DIRECTIONS FOR THIS TASK >>
Look for the line containing "Convert this chart" and the line containing "YAxis, CartesianGrid, ReferenceArea"; retype them and all lines between, exactly, and leave out the pictures.

※ ※ ※

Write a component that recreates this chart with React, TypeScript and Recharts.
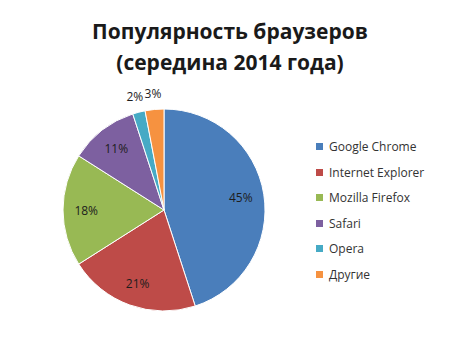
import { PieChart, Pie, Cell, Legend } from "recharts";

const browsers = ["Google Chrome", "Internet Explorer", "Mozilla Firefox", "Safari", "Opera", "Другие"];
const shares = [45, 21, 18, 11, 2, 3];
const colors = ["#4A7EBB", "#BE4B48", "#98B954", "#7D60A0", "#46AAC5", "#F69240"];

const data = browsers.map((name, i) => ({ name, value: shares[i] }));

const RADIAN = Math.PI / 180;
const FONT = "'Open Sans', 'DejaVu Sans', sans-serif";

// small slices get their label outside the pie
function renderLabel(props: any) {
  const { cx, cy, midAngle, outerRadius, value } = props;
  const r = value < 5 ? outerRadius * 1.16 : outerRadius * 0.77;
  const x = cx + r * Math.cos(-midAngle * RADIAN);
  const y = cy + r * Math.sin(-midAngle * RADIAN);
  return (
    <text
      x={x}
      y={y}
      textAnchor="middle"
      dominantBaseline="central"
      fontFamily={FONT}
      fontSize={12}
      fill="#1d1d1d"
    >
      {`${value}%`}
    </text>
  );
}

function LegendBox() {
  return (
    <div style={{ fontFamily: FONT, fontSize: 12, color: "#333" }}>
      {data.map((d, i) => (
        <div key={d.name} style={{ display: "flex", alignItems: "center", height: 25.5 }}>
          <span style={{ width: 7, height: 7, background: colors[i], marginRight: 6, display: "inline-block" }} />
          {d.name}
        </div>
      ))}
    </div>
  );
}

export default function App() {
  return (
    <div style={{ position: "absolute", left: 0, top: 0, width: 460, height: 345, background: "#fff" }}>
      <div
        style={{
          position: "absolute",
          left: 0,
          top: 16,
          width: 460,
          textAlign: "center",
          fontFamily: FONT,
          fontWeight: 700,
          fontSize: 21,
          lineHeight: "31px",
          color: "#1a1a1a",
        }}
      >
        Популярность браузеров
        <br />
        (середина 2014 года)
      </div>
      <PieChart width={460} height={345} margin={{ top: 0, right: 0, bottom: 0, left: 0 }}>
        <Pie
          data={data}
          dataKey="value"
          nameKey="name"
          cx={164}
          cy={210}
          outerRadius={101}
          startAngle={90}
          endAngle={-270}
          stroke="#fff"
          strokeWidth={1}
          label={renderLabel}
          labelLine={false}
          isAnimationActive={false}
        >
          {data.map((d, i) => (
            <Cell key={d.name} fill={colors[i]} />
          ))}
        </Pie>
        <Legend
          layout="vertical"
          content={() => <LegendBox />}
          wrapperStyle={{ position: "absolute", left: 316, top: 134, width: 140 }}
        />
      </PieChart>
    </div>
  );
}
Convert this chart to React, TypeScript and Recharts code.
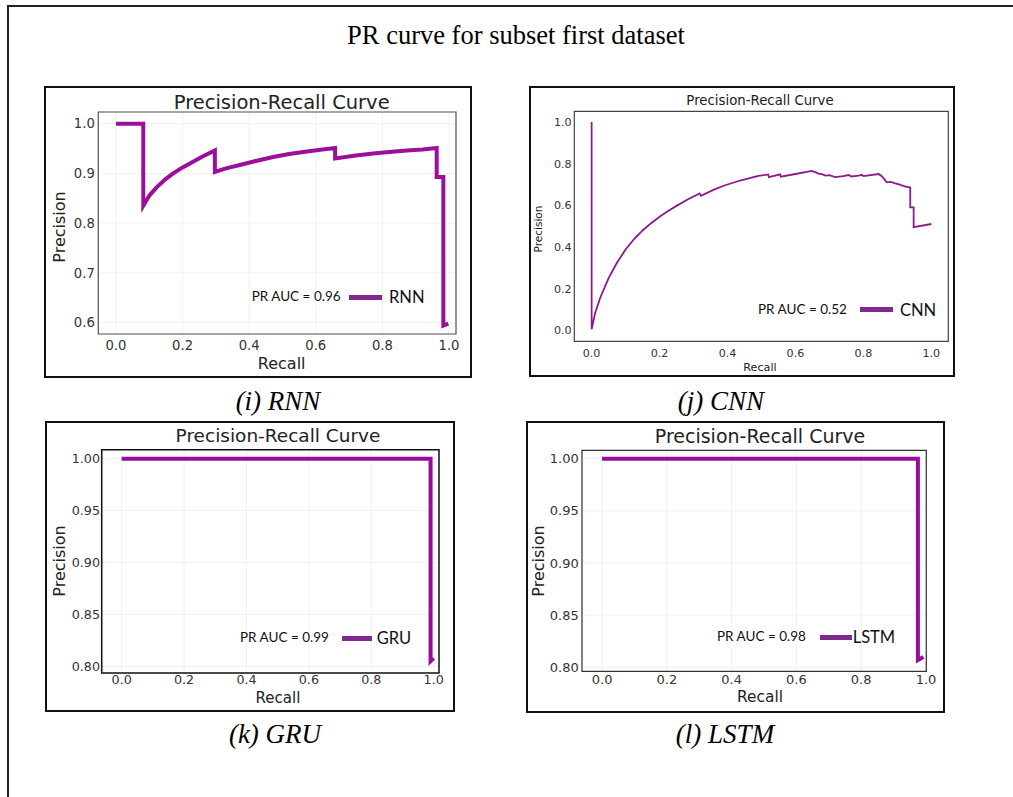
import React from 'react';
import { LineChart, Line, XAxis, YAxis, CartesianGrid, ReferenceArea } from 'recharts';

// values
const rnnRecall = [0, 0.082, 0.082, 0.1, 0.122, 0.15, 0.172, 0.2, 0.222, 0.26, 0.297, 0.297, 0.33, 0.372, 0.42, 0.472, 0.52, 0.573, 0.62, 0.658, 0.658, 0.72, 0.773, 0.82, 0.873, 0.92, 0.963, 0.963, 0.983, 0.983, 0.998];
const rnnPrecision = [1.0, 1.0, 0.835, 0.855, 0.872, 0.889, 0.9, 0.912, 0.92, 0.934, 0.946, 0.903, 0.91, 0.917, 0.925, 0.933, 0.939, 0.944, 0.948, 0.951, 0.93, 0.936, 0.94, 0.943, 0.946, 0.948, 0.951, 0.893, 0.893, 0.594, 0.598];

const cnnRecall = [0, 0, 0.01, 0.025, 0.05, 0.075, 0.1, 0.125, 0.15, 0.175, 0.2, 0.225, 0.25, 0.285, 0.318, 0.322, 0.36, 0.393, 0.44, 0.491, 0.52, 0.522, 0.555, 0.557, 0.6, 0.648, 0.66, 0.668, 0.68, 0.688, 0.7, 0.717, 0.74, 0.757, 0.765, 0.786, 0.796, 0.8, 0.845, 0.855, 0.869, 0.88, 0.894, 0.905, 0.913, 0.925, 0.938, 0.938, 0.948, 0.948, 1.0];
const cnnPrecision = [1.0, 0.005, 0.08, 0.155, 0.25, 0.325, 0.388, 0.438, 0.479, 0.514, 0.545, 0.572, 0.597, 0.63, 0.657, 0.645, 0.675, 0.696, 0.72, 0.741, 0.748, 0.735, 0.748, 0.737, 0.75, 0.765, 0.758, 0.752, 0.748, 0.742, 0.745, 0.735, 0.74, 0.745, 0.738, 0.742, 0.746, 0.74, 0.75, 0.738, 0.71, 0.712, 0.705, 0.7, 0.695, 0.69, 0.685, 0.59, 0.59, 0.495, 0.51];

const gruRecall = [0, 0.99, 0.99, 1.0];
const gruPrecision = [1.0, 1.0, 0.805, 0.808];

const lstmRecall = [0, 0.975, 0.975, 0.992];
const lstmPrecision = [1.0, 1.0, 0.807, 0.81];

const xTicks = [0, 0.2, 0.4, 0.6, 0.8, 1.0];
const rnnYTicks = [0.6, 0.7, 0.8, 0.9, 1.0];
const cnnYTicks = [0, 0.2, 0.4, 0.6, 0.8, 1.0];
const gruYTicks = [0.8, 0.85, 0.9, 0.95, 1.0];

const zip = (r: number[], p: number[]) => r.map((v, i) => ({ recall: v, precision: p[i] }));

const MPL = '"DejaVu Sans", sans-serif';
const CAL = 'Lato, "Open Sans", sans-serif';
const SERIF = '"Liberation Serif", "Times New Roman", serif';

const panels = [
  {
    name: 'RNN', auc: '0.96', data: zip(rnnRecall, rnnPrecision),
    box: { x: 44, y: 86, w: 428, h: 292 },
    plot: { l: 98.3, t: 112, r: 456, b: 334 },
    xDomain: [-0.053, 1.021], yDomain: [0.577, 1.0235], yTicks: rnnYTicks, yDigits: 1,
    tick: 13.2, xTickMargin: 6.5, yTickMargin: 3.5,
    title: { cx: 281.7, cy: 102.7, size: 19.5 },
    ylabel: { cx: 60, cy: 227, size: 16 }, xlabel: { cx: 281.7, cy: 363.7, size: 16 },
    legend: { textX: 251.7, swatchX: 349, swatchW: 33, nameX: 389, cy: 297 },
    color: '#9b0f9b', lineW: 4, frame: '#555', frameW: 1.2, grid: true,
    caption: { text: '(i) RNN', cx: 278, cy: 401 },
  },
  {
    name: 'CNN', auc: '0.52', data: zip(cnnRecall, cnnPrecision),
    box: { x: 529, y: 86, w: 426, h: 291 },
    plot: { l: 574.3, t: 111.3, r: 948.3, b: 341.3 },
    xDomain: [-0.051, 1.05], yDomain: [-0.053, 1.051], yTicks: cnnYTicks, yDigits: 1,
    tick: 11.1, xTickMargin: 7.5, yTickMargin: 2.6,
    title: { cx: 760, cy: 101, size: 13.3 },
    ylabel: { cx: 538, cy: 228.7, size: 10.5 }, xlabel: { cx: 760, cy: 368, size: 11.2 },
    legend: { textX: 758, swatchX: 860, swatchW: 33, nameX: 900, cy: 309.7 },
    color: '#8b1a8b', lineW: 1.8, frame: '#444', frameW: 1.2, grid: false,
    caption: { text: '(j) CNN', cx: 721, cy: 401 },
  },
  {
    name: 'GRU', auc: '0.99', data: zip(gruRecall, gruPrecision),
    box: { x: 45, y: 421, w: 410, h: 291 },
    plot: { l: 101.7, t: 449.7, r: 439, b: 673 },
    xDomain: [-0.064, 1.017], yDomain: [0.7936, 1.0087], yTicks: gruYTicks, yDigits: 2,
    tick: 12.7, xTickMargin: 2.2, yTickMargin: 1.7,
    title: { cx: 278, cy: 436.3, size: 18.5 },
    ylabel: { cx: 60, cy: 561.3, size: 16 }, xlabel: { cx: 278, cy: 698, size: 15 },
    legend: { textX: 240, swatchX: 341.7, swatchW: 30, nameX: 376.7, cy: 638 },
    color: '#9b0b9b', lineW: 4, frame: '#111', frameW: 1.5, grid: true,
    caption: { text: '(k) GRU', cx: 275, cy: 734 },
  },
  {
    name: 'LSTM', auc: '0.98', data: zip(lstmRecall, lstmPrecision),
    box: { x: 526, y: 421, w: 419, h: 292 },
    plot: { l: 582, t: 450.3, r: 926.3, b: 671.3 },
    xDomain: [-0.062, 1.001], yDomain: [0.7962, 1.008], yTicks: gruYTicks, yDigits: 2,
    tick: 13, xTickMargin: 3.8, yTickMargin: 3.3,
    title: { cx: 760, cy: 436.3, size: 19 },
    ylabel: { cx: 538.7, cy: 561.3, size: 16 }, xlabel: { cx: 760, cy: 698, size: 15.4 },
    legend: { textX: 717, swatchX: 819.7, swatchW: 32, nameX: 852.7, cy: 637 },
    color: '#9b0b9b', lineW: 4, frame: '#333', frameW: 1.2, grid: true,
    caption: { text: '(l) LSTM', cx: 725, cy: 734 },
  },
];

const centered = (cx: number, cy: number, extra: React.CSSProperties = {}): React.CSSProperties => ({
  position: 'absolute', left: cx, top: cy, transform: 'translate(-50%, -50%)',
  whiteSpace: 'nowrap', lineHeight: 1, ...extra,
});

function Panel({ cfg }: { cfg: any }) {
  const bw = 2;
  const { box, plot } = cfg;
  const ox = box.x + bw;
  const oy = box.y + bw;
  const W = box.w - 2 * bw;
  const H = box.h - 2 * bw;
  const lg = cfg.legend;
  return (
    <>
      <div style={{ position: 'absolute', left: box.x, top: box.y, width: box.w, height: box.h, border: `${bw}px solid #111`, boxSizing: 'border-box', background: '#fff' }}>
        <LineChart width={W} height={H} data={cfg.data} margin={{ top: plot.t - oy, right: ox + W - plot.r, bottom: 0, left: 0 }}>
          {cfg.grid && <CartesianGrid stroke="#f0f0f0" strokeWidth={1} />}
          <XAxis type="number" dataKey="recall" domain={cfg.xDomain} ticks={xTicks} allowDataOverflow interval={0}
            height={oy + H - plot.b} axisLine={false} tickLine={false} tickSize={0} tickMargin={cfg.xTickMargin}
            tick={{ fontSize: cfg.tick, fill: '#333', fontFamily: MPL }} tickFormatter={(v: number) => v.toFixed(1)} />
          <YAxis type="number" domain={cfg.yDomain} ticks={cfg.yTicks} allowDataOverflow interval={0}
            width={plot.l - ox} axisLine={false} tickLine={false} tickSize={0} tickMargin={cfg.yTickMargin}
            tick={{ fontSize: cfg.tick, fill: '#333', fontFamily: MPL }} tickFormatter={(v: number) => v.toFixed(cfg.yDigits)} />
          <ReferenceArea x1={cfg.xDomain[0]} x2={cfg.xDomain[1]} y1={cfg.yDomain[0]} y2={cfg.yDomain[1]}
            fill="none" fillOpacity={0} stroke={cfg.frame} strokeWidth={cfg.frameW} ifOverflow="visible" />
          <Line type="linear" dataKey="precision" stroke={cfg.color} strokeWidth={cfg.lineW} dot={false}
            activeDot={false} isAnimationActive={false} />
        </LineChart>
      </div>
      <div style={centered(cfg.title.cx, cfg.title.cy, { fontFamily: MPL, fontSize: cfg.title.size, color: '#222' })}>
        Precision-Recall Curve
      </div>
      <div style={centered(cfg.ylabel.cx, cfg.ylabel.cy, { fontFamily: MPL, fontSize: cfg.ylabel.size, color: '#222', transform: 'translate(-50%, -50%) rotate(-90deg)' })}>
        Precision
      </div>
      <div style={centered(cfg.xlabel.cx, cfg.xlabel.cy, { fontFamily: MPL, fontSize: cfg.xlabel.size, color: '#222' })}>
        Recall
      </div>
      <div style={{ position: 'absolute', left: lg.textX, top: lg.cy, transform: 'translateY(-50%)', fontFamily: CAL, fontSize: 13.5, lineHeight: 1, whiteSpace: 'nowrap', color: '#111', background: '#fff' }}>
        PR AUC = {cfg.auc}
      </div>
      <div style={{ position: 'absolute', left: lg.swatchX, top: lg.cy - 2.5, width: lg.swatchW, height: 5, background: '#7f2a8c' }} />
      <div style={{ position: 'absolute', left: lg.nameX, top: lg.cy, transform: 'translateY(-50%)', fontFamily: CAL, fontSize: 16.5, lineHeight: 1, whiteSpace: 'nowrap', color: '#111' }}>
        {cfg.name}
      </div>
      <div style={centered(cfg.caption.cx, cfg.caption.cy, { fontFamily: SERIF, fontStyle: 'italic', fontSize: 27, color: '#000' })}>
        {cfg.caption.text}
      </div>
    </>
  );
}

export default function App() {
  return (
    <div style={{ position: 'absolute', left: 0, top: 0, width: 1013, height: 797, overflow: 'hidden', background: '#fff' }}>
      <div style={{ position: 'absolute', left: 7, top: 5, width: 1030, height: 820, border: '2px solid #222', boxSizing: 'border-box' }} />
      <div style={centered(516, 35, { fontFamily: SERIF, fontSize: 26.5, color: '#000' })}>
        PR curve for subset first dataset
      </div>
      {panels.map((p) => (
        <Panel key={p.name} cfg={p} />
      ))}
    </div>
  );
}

※ ※ ※

COMPLETED EXERCISE >>
Convert this chart to React, TypeScript and Recharts code.
import React from 'react';
import { LineChart, Line, XAxis, YAxis, CartesianGrid, ReferenceArea } from 'recharts';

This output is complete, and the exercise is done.